抛光加工可降低复杂形状表面金刚石薄膜的表面粗糙度，有效改善其性能。本项目以热丝化学气相沉积及磨料流抛光技术为基础，开发含有氧化剂及金刚石磨粒的新型磨料流，提出针对复杂形状表面金刚石薄膜抛光的加热辅助化学机械复合磨料流抛光方法；基于幂律流体控制方程建立磨料流流动模型，研究氧化剂、磨粒及温度对磨料流流动状态的影响；分析磨料流封闭环境下氧化剂种类、浓度及温度对于金刚石氧化的影响规律；构建单颗磨粒的受力及运动方程，建立纯机械作用下金刚石薄膜的材料去除率模型；深入分析化学和机械复合作用下的材料去除机理，确定磨料流配比方案；根据复杂表面磨料流静压力分布及流线仿真结果，设计专用夹具，优化抛光工艺，并结合金刚石薄膜晶粒纳米化及复合技术，实现复杂形状表面金刚石薄膜的可控高效复合抛光；在此基础上，开发“薄膜类型优选——沉积工艺优化——可控高效抛光”整套工艺，提升复杂形状金刚石薄膜涂层制品的整体性能。

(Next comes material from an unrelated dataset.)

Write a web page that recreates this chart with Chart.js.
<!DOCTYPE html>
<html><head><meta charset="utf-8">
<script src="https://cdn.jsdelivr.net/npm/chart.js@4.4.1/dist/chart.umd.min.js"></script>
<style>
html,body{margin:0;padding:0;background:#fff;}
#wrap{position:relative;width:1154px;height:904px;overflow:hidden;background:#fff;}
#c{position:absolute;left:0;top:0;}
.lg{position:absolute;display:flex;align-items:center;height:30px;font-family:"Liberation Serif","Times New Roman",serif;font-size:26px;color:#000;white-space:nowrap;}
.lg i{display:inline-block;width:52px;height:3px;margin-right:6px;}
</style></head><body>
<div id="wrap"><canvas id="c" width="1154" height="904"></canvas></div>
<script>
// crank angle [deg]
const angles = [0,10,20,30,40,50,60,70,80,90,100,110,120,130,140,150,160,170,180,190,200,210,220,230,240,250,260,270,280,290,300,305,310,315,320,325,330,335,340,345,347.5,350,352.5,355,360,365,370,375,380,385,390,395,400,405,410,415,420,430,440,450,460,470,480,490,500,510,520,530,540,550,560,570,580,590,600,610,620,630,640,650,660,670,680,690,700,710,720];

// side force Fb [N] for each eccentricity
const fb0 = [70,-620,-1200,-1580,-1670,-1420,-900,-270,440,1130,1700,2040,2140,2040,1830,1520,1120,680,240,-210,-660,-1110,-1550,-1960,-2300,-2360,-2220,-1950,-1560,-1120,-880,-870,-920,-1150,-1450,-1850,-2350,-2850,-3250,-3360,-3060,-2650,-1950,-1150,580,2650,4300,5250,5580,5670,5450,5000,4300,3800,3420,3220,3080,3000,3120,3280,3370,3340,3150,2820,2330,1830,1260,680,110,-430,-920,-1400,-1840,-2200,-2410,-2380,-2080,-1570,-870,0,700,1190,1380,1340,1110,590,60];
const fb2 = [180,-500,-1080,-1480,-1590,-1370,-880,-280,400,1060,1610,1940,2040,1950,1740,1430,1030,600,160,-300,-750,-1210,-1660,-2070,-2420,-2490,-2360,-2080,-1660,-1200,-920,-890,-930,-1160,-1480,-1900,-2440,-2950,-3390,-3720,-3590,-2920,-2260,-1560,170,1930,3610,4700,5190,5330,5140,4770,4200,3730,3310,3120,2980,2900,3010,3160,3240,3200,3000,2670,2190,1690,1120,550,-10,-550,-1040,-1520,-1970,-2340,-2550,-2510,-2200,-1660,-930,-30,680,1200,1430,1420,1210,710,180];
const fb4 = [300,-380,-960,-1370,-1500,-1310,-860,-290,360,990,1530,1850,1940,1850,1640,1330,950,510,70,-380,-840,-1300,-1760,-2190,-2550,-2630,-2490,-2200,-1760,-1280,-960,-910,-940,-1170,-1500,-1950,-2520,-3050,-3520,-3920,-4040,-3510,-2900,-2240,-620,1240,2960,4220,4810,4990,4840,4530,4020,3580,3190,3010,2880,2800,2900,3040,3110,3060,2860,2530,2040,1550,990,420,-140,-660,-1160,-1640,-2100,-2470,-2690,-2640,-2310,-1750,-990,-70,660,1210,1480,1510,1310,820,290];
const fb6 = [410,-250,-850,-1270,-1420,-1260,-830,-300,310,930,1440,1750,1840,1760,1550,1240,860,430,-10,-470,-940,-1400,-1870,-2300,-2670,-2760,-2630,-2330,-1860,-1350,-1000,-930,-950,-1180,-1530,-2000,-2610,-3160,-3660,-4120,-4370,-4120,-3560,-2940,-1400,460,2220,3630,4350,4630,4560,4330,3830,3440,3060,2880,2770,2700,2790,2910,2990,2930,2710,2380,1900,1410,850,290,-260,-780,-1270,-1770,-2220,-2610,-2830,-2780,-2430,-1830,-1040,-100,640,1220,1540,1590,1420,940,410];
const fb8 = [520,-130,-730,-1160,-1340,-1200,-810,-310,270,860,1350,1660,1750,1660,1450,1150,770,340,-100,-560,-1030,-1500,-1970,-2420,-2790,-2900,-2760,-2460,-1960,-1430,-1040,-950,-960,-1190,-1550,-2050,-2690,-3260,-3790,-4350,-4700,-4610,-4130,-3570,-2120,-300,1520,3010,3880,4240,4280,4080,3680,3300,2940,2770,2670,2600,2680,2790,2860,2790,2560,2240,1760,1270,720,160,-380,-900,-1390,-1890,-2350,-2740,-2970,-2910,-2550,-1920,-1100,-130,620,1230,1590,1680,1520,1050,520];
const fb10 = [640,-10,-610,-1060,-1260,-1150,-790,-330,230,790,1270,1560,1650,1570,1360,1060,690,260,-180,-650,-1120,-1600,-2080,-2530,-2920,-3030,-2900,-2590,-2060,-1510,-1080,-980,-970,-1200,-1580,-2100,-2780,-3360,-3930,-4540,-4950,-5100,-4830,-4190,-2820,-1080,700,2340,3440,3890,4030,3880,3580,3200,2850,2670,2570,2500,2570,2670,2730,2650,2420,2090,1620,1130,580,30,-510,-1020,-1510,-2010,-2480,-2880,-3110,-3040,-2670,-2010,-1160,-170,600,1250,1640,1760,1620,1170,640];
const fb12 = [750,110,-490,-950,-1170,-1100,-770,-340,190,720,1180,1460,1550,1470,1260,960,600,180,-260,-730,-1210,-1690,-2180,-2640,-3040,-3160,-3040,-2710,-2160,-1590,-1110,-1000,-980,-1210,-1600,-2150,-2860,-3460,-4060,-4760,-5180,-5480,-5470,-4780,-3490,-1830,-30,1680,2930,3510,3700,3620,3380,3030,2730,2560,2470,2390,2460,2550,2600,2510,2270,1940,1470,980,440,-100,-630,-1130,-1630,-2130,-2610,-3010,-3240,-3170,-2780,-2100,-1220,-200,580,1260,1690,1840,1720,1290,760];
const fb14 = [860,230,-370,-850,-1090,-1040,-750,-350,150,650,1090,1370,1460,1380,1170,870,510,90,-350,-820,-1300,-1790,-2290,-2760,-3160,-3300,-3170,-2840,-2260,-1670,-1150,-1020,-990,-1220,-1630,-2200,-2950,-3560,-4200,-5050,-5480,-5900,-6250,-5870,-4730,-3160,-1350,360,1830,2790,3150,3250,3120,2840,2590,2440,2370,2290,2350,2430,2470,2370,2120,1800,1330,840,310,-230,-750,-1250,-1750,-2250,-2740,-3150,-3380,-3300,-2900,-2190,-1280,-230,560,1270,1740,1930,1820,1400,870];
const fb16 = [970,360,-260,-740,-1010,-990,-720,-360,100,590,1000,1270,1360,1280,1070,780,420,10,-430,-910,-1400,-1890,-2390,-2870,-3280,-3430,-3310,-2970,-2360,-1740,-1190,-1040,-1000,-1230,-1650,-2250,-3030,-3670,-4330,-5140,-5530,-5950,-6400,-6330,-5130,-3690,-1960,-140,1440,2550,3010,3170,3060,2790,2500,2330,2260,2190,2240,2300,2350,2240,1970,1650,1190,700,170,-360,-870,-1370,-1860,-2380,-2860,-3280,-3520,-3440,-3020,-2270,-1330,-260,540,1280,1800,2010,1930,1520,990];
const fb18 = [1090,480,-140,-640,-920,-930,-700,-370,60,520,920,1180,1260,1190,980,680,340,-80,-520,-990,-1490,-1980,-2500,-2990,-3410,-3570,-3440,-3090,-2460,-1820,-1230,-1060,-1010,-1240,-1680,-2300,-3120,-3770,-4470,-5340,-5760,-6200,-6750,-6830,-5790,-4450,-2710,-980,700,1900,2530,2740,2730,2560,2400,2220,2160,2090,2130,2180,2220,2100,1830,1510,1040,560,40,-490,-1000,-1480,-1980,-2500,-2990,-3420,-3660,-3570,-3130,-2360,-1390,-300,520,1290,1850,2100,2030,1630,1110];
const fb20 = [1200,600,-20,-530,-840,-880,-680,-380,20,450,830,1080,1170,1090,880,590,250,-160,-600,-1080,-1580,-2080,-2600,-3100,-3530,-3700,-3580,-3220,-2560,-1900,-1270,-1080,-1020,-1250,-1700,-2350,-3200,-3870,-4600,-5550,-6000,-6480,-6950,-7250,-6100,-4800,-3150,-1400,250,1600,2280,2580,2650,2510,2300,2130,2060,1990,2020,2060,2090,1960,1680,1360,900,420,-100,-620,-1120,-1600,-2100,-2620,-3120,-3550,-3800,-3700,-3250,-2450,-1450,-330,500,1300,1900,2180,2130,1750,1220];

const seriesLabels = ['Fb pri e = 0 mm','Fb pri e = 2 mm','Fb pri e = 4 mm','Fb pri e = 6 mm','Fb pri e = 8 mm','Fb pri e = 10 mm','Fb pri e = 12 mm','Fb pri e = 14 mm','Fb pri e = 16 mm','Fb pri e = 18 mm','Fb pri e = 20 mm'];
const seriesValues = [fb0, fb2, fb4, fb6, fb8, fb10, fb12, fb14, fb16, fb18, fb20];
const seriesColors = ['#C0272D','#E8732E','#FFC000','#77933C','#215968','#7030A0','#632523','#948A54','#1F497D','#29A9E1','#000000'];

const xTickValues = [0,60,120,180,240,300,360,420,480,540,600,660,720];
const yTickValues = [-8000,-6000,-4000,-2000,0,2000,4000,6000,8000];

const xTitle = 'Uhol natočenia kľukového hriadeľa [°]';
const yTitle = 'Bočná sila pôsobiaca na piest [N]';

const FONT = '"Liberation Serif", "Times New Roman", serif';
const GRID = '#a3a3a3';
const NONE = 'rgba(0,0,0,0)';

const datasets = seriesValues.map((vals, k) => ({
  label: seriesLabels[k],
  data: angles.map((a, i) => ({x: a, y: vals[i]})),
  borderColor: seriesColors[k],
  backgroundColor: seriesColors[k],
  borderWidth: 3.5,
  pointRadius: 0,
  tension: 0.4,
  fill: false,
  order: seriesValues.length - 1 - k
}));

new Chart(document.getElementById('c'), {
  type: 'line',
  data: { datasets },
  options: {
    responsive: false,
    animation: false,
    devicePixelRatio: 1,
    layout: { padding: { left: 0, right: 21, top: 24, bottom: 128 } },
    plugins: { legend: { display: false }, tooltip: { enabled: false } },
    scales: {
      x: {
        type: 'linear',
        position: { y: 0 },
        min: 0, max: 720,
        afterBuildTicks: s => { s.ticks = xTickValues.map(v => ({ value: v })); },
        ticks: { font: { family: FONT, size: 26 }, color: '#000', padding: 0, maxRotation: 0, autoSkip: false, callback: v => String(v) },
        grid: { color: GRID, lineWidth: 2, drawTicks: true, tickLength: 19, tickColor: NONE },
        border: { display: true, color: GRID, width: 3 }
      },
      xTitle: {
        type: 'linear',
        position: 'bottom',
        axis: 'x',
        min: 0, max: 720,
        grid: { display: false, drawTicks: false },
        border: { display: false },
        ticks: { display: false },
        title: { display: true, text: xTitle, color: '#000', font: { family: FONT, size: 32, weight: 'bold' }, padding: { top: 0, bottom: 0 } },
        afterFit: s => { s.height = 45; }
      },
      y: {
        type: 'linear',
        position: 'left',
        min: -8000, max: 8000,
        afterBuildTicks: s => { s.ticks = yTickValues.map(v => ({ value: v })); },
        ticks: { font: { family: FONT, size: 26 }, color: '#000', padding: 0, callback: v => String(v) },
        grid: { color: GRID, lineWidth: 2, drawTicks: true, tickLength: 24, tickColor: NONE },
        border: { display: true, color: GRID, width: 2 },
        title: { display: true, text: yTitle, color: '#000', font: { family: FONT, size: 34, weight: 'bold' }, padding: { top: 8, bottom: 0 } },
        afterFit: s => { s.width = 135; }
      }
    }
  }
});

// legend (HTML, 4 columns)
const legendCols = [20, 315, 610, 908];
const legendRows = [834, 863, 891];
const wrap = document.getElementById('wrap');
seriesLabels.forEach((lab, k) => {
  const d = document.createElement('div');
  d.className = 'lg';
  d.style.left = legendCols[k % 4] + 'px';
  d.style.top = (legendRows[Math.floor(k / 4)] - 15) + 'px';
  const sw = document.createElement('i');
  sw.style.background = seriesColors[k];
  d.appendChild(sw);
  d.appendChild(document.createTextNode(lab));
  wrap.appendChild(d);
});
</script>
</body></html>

本项目针对复杂形状表面金刚石薄膜的表面抛光问题，提出了新型化学机械复合磨料流抛光方法。完成了金刚石氧化化学热力学及动力学分析；采用密度泛函理论计算方法对金刚石表面氧吸附进行了理论计算，阐明了掺杂元素位置对金刚石表面氧吸附的影响规律；提出了适用于掺杂金刚石抗氧化性能预测的理论方法（可推广应用于含各类杂质元素的其他典型材料的抗氧化性能预测），通过吸附能、表面重构、电子密度及键布居综合分析，并结合相关实验表征，阐明了典型掺杂元素（硼、氮、硅）对金刚石材料抗氧化性能的影响规律，实现了金刚石材料抗氧化性能的精确定量调控(-36%~54.3%)，在此基础上进一步实现了对金刚石进行反应离子刻蚀及机械化学抛光加工效率的定量调控（反应离子刻蚀效率-26.4%~16.5%，机械化学抛光效率-12%~45.2%）；开发了基于尿素的高效、安全氮掺杂工艺，并系统对比了氮气和尿素掺杂源及掺杂比对金刚石薄膜生长特性、基础性能及机械性能的影响规律；选用考虑壁面滑移的Oldroyd-B粘弹性模型，分析了典型通孔及模具内孔磨料流流动状态，重点研究了不同流量、磨料粘度和壁面滑移系数下壁面滑移速度的变化规律；分析了机械-化学复合磨料流加工过程中磨料流载体及工件表面对单颗磨粒的作用力、工件加工表面位置单颗磨粒的运动方程、切削力及比能，建立了纯机械作用及复合加工过程的材料去除率模型；综合上述研究结果，开发了适用于金刚石及其他超硬材料复杂形状表面高效抛光的机械化学复合磨料流抛光原型装置及夹具（分别适用于金刚石薄膜涂层拉拔模具及复杂形状刀具），对关键工艺参数（主要包括温度、氧化剂单次注入量及注入频率）的影响性进行了系统分析，完成了抛光参数优化及初步的应用测试。基于本项目研究成果，针对不同应用需求对金刚石特性的影响，可选用特定类型的金刚石薄膜，并完成其沉积参数优化，进而确定配套的抛光工艺实现高质量高效抛光加工。